**Required task:** Nothing outside the range is to be copied. From the entries below, reproduce exactly the lines starting at the one with "Give me the D3.js source for this chart." and ending at the one with "const interfaceTop = 1893;", without pictures.

**Rows from a dataset of charts and code:**
——————————
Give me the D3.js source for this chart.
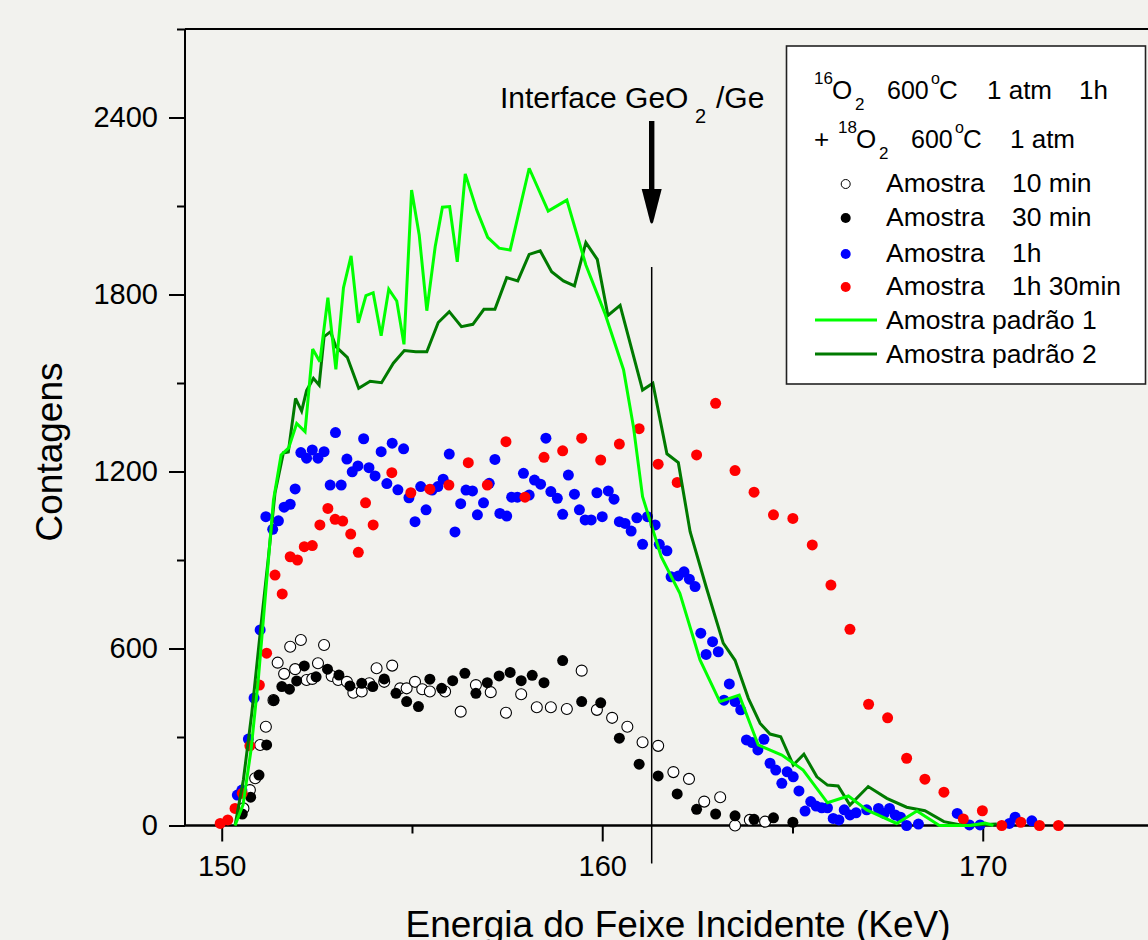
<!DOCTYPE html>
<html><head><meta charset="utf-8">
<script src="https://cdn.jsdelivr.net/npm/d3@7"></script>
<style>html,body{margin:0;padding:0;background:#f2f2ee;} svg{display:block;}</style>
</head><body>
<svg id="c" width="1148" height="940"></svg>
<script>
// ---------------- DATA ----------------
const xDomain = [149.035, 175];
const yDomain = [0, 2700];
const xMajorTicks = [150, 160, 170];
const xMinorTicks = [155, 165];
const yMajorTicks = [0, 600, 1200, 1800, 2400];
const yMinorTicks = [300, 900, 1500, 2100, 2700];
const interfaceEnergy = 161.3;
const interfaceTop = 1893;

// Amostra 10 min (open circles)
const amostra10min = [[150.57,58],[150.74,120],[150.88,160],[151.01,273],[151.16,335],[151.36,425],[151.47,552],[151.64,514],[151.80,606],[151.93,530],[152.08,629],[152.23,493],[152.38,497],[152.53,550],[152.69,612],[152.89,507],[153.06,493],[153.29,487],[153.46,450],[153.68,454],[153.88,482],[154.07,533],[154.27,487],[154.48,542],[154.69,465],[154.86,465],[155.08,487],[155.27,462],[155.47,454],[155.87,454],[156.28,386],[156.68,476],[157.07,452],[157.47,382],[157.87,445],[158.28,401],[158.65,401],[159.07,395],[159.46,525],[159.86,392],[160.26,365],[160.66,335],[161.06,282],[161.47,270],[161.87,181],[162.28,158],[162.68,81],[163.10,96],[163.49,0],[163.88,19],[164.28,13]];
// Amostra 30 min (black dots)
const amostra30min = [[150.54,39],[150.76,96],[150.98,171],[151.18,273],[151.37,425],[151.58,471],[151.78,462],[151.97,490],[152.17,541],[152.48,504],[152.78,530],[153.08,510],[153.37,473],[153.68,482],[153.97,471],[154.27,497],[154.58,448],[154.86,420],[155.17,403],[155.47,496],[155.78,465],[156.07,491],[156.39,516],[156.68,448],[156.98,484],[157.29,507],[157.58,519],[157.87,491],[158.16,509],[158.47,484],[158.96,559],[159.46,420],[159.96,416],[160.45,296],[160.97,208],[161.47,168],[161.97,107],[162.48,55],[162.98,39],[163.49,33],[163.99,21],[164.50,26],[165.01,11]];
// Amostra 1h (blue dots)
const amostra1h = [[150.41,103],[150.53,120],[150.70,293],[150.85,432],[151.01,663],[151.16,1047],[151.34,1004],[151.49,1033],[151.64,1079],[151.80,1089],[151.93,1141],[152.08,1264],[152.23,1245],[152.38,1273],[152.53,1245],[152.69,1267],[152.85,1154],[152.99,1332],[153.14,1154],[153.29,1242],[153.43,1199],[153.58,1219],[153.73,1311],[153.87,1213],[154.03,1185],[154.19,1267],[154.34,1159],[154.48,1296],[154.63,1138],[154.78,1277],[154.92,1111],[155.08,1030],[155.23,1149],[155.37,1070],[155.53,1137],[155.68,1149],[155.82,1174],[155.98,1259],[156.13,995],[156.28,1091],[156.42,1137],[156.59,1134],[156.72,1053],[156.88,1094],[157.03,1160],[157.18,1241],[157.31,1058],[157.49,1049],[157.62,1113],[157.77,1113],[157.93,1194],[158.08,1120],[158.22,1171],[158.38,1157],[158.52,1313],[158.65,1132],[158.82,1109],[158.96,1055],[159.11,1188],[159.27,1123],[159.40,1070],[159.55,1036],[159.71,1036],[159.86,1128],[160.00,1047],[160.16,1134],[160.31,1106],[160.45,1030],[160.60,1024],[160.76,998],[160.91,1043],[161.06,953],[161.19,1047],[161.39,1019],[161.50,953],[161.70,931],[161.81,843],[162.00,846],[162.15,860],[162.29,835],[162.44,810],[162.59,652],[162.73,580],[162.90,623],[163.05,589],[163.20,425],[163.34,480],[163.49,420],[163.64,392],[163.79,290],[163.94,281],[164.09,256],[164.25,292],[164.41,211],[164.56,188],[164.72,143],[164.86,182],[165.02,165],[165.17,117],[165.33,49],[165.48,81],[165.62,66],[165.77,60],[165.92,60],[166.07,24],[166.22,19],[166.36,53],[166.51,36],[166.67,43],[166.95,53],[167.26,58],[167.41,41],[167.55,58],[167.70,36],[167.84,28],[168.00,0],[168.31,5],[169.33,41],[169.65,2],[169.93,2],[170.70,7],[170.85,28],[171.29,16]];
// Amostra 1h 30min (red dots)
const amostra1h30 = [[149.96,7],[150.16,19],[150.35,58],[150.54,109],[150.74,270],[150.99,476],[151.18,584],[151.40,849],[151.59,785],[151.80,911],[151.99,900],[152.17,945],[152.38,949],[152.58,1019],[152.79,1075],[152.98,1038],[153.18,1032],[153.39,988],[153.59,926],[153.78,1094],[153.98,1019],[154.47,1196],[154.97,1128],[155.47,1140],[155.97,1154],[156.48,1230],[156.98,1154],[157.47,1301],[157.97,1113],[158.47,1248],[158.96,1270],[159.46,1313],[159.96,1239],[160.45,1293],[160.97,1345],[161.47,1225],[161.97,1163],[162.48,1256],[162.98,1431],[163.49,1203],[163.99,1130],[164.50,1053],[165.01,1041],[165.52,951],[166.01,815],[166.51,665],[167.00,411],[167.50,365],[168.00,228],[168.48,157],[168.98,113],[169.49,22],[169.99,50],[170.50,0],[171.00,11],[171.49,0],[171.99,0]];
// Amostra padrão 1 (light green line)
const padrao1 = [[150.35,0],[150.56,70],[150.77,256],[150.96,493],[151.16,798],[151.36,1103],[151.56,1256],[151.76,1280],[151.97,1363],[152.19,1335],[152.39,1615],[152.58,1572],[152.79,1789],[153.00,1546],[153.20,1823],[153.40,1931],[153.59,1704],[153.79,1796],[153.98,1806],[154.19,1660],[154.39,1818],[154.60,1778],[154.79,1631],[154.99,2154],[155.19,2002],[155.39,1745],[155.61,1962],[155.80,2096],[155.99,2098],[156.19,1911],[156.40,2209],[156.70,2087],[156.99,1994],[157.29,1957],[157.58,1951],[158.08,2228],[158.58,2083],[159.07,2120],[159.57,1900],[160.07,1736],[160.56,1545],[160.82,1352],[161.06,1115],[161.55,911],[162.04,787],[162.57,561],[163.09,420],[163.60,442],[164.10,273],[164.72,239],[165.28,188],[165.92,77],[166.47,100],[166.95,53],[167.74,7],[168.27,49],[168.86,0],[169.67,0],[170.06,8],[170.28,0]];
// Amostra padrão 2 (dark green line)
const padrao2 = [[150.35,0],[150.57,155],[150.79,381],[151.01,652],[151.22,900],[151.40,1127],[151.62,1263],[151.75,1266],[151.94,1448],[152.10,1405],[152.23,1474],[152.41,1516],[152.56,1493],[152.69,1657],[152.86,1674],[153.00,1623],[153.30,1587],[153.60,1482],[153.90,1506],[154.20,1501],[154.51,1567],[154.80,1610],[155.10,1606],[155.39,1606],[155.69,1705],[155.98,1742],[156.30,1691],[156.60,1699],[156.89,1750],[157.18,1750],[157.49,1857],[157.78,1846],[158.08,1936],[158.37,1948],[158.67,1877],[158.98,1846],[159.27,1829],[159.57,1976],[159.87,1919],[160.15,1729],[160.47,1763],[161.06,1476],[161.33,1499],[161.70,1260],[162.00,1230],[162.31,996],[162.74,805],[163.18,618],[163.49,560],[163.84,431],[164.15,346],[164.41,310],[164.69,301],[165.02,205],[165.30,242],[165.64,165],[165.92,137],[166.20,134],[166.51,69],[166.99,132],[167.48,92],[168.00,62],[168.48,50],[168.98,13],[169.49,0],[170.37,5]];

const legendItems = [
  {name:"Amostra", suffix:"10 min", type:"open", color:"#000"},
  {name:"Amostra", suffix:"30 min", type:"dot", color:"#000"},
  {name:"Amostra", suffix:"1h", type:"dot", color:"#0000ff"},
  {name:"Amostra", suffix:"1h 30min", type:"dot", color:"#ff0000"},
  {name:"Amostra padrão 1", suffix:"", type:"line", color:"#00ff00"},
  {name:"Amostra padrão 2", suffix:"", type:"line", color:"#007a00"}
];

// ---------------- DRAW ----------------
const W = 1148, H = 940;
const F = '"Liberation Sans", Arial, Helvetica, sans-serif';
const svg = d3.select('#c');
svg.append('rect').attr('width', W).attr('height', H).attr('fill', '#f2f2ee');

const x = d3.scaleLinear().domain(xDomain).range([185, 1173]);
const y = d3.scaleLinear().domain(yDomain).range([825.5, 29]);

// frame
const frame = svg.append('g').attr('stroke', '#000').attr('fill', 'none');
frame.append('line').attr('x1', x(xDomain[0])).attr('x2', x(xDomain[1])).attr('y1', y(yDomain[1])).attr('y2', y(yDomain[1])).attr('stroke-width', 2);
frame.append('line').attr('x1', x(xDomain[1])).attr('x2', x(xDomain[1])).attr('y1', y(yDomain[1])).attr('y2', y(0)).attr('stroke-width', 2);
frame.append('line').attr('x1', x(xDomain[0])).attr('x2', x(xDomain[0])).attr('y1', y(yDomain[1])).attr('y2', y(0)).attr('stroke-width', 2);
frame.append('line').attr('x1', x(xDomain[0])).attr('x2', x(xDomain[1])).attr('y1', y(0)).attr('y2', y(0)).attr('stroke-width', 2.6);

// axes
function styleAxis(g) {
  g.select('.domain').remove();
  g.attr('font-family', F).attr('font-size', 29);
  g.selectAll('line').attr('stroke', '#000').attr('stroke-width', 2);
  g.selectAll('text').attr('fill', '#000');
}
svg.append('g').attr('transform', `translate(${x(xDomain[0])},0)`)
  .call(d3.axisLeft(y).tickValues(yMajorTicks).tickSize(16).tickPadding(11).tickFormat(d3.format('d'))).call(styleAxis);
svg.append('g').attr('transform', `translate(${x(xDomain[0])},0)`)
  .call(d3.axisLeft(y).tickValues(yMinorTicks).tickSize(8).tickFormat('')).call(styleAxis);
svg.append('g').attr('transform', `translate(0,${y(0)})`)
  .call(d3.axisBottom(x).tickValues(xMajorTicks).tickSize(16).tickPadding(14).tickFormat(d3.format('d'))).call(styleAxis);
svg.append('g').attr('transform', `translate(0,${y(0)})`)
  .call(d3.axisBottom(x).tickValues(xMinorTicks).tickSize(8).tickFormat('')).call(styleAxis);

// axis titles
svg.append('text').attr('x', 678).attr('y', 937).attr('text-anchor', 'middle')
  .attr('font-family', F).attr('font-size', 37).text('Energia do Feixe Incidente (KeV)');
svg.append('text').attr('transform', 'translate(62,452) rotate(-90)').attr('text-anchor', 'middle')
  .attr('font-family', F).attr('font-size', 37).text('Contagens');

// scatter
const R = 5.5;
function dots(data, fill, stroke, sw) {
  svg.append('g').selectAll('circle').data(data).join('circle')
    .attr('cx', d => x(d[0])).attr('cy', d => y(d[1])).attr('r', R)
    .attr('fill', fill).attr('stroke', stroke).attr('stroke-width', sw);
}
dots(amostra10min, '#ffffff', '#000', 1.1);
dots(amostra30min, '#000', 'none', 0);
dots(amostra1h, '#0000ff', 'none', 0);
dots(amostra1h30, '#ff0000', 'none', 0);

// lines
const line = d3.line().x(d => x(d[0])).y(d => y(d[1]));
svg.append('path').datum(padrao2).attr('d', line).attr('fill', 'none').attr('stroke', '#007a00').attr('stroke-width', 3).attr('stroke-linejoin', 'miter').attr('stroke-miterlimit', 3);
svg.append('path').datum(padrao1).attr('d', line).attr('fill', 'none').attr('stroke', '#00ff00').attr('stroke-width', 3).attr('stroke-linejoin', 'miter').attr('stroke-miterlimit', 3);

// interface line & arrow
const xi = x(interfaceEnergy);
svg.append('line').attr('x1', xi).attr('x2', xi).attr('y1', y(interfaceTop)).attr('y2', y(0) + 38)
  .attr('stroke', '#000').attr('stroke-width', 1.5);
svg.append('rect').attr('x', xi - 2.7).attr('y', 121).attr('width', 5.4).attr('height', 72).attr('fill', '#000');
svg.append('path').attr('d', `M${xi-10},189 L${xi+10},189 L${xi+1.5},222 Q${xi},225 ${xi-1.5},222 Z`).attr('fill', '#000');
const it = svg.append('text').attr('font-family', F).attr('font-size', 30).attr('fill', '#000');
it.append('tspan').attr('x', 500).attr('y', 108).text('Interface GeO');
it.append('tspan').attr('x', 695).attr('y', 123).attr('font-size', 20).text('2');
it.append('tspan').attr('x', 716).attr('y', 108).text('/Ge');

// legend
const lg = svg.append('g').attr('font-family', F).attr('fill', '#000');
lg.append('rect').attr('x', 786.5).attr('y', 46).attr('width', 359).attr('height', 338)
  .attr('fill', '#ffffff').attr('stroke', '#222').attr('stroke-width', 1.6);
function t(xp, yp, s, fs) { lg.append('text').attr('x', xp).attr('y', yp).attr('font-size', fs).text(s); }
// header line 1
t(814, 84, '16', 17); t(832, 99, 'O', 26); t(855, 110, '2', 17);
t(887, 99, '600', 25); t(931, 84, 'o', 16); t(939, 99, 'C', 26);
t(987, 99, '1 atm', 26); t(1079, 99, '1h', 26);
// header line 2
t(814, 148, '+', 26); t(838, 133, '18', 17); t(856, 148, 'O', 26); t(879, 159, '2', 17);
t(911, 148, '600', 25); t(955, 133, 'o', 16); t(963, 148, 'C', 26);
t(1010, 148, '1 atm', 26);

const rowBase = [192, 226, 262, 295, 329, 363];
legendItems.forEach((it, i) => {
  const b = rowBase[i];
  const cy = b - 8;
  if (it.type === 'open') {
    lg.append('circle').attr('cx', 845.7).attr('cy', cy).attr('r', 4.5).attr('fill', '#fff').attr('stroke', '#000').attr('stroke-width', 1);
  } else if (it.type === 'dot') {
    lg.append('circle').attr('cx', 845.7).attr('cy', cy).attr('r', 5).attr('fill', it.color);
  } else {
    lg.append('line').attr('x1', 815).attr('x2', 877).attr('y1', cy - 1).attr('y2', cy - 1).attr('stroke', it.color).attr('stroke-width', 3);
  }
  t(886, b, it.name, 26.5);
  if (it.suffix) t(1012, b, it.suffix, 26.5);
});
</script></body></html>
——————————
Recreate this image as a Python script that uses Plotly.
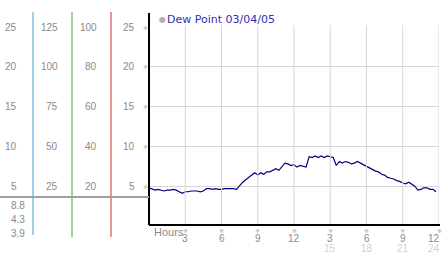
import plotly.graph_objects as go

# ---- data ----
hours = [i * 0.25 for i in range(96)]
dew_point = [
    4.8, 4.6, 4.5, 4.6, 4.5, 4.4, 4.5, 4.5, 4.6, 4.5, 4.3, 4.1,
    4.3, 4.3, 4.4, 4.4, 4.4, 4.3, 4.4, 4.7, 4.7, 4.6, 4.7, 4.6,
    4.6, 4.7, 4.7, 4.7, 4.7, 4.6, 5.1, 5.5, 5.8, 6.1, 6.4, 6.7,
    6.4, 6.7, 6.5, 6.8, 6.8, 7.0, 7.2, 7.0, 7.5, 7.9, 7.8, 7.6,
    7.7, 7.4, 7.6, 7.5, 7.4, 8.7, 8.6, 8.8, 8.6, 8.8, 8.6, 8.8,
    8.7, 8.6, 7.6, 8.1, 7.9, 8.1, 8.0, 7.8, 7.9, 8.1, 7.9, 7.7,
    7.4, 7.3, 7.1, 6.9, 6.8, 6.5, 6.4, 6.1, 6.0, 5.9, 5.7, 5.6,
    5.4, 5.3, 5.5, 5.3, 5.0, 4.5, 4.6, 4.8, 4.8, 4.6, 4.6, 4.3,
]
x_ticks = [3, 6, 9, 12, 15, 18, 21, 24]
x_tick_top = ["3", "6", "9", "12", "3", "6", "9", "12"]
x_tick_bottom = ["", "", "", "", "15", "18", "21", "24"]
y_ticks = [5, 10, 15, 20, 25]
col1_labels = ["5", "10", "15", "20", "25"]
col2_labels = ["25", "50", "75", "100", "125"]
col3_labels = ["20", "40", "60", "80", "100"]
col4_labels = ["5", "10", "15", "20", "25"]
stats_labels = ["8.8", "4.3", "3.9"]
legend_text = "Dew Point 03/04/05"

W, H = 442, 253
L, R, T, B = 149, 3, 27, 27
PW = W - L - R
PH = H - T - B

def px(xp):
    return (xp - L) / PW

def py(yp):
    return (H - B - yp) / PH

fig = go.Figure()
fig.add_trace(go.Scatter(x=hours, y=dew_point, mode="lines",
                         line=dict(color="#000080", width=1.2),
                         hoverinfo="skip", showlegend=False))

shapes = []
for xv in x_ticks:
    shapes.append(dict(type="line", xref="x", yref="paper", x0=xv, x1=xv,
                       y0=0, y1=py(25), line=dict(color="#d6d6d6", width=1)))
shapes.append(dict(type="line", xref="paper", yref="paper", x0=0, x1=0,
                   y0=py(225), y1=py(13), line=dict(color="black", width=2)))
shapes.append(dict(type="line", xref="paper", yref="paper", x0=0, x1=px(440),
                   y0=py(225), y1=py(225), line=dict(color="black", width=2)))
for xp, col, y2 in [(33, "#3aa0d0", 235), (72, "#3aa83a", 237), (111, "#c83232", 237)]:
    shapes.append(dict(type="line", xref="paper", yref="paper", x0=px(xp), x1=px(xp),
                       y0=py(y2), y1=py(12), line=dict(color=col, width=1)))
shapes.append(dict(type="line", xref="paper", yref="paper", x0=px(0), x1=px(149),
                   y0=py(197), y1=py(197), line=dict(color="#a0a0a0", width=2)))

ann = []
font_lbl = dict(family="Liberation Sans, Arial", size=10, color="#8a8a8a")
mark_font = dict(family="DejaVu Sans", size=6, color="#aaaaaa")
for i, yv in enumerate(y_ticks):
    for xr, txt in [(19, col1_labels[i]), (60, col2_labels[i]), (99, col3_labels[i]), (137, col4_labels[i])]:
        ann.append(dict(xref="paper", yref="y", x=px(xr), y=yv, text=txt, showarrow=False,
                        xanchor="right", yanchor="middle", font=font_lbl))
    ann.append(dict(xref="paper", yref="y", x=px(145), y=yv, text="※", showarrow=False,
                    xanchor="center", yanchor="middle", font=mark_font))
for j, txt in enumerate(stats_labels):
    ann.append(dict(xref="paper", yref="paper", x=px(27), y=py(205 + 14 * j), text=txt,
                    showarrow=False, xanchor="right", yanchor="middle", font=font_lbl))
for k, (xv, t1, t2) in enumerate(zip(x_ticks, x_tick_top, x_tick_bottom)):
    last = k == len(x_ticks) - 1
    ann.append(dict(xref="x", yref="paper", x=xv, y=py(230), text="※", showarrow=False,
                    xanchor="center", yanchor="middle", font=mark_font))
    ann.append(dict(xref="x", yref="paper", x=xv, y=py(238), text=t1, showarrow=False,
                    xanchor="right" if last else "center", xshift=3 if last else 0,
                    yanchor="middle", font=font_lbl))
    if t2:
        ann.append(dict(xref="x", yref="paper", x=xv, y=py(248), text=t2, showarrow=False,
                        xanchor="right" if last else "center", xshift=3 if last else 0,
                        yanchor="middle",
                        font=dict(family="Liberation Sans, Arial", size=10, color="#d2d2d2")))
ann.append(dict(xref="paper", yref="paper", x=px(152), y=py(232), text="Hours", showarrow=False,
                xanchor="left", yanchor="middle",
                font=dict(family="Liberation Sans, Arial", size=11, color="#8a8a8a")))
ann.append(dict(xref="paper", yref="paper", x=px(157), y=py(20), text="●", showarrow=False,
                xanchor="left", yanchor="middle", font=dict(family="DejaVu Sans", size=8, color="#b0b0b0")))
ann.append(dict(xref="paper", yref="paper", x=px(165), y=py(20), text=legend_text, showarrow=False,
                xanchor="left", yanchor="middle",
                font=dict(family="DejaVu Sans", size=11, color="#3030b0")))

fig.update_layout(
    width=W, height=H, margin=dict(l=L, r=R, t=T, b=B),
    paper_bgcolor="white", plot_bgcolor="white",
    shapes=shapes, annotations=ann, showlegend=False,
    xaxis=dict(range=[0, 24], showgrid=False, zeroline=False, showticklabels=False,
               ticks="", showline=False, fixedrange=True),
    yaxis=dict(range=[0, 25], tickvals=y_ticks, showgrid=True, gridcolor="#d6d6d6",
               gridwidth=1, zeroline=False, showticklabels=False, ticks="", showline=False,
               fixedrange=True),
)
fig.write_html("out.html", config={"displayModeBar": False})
——————————
**Output below:**
Give me the D3.js source for this chart.
<!DOCTYPE html>
<html><head><meta charset="utf-8">
<script src="https://cdn.jsdelivr.net/npm/d3@7"></script>
<style>html,body{margin:0;padding:0;background:#f2f2ee;} svg{display:block;}</style>
</head><body>
<svg id="c" width="1148" height="940"></svg>
<script>
// ---------------- DATA ----------------
const xDomain = [149.035, 175];
const yDomain = [0, 2700];
const xMajorTicks = [150, 160, 170];
const xMinorTicks = [155, 165];
const yMajorTicks = [0, 600, 1200, 1800, 2400];
const yMinorTicks = [300, 900, 1500, 2100, 2700];
const interfaceEnergy = 161.3;
const interfaceTop = 1893;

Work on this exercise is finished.